Libia, scoperte fosse comuni a Tarhuna, l’Onu si indegna

Si apprende oggi, attraverso un comunicato della Farnesina, della presenza di fosse comuni rilevate nella città di Tarhuna, zona libica precedentemente sotto il controllo del generale Khalifa Haftar e adesso riconquistata dalle forze governative del governo centrale di Tripoli.

(Photo by Angela Weiss / AFP) (Photo by ANGELA WEISS/AFP via Getty Images)

“Il Governo italiano esprime sgomento”, questo quanto comunicato dal nostro Ministero degli Esteri, che richiede l’apertura di un’inchiesta. Prima di tutto è necessario far luce sulle circostanze del misfatto portandolo all’attenzione degli organi competenti sulla scia delle “dichiarazioni del Segretario Generale dell’Onu Antonio Guterres, dell’Alto Rappresentante dell’UE Josep Borell e della Missione UNSMIL”. Caccia dunque ai responsabili dell’interramento (si è parlato appunto di “mass burial”, ovvero sepoltura di massa) di più di 200 cadaveri, al fine di scovare i colpevoli e identificare le vittime per poter consegnare i corpi ai familiari e far giustizia. Un evento riprovevole che calpesta il “rispetto dei diritti umani e del diritto internazionale umanitario”.

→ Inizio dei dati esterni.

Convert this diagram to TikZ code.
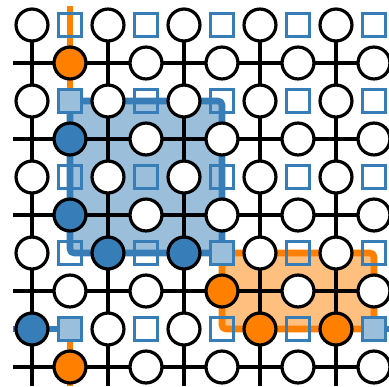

La missione Onu in Libia richiede un lavoro straordinario da parte delle autorità che “conducano indagini rapide, efficaci e trasparenti su tutti i presunti casi di decessi illegali”. “Accogliamo con favore la decisione odierna – prosegue l’Unsmil – di istituire un comitato per esaminare questo aspetto e invitiamo i suoi membri a intraprendere prontamente il lavoro volto a proteggere le fosse comuni, identificare le vittime, stabilire le cause di morte e riportare i corpi ai parenti prossimi”. L’Unsmil si prepara a partecipare all’inchiesta e ad inviare alcuni uomini utili alla partecipazione dell’inchiesta.